What the exercise asks: The required output consists solely of the lines from the one containing "What React, TypeScript" down to the one containing "import * as d3 from 'd3';", both included, each quoted exactly.

Material:

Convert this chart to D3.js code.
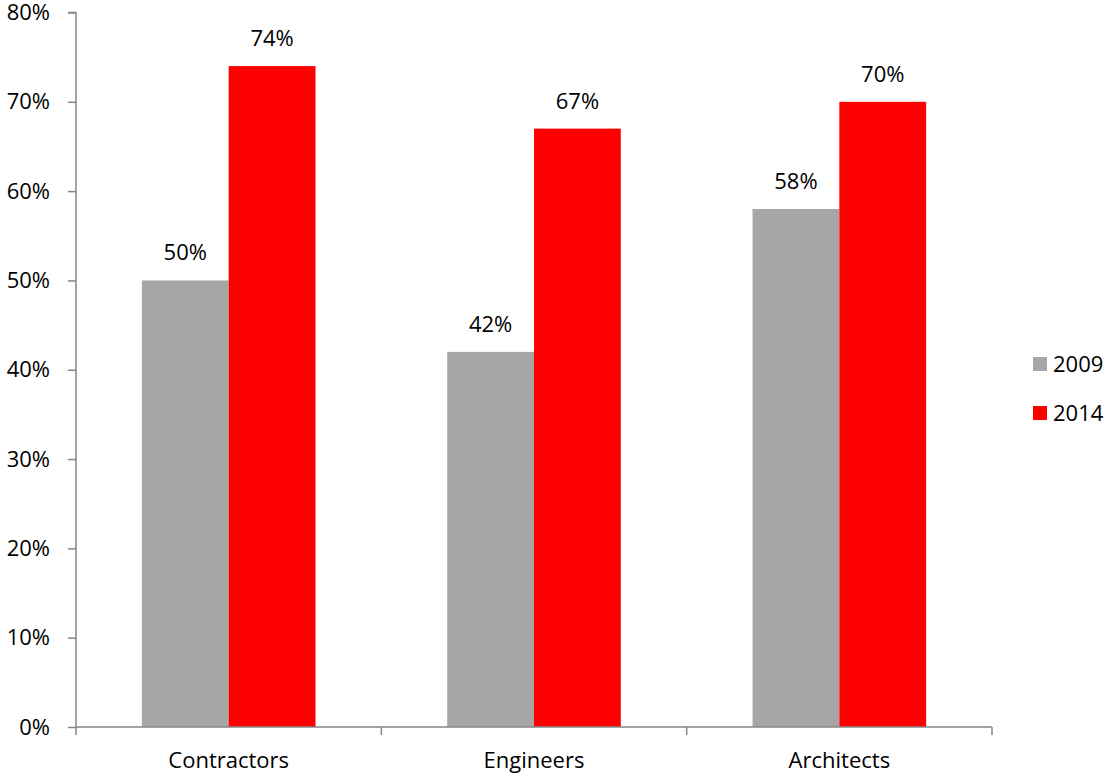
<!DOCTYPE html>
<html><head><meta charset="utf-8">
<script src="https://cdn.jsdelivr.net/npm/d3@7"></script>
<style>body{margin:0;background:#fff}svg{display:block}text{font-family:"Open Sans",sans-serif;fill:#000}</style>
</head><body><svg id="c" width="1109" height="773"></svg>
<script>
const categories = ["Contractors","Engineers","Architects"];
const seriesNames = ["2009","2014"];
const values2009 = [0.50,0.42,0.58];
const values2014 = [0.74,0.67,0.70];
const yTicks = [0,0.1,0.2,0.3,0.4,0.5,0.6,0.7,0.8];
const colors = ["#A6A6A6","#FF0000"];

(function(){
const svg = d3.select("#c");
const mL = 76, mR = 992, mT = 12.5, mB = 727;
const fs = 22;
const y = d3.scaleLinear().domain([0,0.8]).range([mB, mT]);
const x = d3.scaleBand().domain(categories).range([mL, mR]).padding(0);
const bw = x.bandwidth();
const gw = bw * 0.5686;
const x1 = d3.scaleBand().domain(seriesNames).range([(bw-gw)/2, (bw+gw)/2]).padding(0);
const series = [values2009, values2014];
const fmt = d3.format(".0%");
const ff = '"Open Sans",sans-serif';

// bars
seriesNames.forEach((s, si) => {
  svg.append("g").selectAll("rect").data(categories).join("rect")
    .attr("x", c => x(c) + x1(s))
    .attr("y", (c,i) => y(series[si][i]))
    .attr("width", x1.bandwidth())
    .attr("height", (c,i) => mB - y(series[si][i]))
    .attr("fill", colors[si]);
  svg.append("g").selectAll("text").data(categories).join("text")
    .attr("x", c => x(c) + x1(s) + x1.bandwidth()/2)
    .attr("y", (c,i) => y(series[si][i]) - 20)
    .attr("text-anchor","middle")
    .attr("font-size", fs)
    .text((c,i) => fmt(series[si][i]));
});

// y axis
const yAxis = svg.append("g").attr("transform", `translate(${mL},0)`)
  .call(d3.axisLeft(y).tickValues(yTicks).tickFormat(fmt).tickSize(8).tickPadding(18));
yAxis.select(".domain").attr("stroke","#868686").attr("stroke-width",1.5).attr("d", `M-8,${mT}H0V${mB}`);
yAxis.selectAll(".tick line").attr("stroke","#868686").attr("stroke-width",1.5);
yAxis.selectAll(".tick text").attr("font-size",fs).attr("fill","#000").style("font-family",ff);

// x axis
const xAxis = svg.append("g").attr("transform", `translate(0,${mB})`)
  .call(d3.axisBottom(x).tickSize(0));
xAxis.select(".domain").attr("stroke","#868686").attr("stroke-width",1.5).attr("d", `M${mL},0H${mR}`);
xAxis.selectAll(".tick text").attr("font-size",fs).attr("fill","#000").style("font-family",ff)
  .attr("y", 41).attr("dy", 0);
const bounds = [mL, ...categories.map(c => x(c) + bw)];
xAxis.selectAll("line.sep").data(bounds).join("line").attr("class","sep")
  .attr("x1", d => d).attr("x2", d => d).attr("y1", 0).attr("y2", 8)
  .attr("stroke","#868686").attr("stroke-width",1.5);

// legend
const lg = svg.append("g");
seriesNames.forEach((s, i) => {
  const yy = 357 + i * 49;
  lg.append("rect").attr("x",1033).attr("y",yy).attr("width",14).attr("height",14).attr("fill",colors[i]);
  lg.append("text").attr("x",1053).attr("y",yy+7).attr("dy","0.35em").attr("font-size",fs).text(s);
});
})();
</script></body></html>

...

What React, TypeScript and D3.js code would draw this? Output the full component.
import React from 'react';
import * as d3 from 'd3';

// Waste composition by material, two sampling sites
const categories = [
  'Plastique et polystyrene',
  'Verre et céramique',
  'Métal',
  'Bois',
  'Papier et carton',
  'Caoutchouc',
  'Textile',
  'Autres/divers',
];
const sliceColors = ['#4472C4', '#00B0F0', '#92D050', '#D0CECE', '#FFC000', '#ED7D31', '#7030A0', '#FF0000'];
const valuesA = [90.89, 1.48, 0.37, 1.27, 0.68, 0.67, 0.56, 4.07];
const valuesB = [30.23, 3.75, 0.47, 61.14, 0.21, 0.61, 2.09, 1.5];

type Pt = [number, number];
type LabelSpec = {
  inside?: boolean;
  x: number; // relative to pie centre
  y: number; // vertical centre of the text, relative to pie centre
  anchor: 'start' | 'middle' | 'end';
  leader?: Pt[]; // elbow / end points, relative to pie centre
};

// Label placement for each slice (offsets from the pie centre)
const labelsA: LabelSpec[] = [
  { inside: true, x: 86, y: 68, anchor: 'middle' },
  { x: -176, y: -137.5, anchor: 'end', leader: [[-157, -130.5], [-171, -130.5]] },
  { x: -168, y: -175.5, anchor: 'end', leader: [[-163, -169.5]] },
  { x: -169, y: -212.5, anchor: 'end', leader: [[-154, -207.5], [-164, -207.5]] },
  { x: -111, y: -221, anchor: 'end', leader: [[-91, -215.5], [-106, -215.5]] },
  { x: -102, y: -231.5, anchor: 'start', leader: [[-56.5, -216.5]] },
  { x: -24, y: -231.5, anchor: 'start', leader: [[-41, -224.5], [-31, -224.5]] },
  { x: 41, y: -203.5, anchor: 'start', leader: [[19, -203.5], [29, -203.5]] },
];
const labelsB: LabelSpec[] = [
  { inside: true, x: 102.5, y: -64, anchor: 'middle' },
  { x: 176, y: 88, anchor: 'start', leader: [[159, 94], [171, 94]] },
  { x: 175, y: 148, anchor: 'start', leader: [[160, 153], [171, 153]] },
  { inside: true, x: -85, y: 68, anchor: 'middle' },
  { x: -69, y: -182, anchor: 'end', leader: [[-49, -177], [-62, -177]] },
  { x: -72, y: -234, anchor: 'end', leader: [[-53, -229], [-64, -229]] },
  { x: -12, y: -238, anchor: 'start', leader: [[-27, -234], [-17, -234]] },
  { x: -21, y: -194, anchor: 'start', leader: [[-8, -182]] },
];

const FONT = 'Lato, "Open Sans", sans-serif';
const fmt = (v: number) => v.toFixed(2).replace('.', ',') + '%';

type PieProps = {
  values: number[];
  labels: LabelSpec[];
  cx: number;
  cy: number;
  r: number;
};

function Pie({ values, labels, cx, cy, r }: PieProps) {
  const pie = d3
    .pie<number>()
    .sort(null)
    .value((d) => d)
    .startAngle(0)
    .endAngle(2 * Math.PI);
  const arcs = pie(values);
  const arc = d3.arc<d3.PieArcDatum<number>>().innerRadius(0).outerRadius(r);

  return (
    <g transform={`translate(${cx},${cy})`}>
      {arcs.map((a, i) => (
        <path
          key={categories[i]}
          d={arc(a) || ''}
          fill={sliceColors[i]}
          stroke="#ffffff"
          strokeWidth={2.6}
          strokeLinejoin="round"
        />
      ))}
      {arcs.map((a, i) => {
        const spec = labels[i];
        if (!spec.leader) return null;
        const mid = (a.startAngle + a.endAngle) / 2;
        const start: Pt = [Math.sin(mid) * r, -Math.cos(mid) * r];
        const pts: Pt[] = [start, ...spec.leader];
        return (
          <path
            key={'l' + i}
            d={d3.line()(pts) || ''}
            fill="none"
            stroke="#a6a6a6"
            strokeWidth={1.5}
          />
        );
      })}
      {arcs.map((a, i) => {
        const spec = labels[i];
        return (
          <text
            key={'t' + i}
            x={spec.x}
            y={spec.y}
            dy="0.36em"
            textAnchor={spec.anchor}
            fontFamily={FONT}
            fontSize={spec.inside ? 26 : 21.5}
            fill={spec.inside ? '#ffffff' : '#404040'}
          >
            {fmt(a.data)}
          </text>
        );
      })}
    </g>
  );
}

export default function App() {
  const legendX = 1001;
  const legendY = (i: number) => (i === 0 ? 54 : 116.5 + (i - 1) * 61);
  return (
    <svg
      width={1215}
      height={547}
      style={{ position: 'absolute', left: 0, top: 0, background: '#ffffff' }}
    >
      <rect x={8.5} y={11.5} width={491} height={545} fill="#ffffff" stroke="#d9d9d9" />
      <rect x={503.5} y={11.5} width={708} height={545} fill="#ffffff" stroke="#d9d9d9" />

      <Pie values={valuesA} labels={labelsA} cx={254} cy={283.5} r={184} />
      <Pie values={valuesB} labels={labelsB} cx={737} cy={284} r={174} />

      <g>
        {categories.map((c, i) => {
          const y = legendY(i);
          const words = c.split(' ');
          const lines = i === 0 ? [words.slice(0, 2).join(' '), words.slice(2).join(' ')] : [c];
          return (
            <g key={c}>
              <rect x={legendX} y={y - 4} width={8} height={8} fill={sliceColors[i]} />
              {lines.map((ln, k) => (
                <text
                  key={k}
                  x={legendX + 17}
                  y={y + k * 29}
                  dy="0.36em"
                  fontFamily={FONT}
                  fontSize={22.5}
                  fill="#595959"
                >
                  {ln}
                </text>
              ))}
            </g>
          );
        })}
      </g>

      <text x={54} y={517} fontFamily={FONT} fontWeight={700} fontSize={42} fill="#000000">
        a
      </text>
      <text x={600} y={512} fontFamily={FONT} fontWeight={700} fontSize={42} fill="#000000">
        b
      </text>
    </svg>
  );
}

==

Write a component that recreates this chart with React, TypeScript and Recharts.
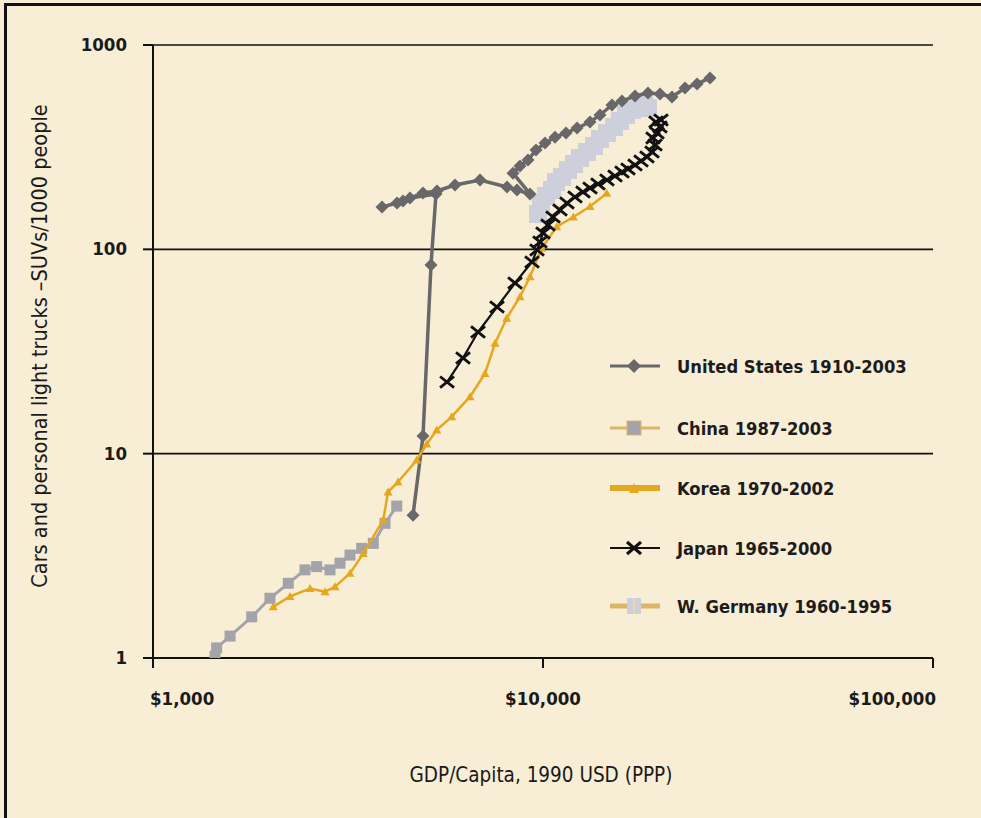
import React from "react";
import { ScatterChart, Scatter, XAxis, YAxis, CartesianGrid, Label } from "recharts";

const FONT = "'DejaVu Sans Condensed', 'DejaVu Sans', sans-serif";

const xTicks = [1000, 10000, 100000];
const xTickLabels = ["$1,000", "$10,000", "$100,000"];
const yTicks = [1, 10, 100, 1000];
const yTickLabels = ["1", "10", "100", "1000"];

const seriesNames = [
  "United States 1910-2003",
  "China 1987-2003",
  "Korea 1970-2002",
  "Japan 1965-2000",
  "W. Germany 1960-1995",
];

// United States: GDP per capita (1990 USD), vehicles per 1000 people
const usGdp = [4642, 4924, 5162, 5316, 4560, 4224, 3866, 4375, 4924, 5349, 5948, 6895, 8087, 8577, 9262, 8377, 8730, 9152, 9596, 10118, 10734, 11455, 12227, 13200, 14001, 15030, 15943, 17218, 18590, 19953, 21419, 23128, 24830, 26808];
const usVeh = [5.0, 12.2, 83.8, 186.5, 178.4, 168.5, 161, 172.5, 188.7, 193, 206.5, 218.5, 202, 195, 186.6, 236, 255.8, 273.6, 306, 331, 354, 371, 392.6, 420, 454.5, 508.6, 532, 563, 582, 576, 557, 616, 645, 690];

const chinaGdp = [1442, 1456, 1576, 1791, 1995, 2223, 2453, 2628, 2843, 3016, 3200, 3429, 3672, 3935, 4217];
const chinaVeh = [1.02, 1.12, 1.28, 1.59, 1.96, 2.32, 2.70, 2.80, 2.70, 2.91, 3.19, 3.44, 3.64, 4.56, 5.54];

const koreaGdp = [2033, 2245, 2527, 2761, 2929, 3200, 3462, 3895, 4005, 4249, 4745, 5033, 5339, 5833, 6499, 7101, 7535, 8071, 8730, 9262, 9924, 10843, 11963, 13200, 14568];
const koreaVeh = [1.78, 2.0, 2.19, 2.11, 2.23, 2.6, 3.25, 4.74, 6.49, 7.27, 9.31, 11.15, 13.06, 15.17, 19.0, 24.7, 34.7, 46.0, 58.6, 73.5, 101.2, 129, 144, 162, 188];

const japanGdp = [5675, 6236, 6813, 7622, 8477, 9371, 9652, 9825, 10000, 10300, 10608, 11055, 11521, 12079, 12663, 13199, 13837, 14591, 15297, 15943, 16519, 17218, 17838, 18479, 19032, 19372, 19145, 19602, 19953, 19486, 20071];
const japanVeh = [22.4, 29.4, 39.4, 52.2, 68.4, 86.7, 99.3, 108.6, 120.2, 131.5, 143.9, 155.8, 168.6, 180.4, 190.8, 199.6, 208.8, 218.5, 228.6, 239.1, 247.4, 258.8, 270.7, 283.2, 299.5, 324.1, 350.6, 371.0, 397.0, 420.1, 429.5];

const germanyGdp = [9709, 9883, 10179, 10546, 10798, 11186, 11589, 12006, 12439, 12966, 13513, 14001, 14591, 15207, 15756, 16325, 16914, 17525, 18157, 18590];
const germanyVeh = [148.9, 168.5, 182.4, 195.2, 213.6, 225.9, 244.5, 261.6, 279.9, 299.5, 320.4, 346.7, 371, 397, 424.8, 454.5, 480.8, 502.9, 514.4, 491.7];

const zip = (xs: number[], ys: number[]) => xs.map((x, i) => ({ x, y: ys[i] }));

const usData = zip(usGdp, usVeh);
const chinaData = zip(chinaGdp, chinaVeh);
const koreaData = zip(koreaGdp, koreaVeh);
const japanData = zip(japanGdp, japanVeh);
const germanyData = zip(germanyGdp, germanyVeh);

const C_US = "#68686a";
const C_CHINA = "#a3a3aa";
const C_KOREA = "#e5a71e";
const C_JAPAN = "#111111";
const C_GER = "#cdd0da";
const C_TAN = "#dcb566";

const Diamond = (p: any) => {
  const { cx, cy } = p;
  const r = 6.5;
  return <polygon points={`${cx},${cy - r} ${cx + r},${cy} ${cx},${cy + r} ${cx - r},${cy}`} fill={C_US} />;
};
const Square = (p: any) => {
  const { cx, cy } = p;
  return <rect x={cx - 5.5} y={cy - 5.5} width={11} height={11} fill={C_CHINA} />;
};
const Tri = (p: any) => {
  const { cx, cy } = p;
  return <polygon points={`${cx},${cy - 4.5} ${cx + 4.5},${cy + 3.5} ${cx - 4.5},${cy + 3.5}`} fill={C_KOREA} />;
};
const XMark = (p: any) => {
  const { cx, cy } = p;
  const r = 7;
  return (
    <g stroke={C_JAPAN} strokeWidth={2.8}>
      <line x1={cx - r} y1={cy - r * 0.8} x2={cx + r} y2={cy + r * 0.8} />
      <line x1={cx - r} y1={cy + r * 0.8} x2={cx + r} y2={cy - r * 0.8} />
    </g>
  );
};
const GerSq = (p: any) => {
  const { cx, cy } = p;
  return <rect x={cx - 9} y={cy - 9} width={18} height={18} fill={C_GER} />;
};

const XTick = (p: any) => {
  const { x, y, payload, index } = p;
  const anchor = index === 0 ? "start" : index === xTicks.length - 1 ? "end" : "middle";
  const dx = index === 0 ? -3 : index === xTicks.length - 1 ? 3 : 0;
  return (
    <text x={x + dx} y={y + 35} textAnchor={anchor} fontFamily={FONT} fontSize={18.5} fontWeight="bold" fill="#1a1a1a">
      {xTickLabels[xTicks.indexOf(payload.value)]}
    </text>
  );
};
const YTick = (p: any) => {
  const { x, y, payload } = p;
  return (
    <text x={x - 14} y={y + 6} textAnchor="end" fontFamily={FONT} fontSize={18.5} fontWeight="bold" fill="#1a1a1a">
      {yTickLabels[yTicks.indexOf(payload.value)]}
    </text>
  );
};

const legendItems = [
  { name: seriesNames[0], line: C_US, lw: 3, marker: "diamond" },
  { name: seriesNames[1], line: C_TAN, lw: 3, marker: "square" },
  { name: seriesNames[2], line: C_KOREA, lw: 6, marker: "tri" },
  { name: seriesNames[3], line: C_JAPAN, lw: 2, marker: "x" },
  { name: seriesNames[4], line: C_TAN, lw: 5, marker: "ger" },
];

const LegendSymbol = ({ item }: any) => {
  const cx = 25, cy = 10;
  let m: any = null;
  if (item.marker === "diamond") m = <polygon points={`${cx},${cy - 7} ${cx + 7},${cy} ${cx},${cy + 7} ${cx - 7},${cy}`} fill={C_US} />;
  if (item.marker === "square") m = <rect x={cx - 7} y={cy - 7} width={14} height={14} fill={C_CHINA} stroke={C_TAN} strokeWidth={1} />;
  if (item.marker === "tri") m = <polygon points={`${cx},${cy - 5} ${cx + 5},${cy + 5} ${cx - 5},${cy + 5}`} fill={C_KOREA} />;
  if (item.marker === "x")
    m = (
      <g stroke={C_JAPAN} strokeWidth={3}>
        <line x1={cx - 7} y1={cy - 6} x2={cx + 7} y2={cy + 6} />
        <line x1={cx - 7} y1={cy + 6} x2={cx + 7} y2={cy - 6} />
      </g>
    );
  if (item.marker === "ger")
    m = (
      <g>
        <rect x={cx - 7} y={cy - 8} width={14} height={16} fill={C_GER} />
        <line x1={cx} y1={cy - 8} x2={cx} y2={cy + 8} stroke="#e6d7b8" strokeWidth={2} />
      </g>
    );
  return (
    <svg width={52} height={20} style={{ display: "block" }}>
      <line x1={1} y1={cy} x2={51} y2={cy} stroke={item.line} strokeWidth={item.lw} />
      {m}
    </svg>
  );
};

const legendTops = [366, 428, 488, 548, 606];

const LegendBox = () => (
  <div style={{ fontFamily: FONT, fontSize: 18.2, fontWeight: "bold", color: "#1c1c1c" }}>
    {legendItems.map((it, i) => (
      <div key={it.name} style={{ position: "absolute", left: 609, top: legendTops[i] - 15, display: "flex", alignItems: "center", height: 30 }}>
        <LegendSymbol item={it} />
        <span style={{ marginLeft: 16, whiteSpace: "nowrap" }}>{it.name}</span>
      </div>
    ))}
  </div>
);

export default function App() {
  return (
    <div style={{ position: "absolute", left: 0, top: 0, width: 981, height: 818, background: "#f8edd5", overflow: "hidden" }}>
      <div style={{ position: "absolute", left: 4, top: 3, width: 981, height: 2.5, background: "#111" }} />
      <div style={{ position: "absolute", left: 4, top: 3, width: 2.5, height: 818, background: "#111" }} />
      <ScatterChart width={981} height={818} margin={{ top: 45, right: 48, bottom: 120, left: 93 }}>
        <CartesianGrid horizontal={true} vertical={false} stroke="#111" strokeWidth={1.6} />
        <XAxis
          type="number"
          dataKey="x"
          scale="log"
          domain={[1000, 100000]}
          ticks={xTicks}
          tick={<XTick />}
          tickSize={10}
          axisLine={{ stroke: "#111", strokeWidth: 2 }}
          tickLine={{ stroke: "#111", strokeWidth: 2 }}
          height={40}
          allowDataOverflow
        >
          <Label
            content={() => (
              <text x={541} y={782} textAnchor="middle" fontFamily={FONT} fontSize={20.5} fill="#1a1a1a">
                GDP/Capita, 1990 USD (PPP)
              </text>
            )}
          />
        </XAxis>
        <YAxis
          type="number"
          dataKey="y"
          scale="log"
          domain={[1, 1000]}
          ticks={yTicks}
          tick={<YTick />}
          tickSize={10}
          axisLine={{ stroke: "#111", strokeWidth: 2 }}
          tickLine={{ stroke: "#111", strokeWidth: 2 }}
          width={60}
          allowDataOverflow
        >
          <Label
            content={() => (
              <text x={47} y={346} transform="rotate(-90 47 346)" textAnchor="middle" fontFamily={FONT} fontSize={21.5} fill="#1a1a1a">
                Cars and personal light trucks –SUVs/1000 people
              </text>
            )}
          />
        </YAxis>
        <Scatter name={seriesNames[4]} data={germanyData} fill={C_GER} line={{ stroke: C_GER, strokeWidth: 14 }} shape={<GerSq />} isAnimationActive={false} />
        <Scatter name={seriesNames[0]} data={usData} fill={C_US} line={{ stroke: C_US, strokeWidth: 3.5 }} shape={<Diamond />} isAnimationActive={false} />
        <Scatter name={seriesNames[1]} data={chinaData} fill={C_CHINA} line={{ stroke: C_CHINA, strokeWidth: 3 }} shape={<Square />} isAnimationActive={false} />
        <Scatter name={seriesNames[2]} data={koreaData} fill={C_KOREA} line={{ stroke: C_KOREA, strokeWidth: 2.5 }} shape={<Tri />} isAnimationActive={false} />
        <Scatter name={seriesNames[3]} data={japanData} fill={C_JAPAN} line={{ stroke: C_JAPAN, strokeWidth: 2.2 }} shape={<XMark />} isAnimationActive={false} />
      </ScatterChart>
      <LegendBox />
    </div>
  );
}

Answer to this exercise:
What React, TypeScript and D3.js code would draw this? Output the full component.
import React from 'react';
import * as d3 from 'd3';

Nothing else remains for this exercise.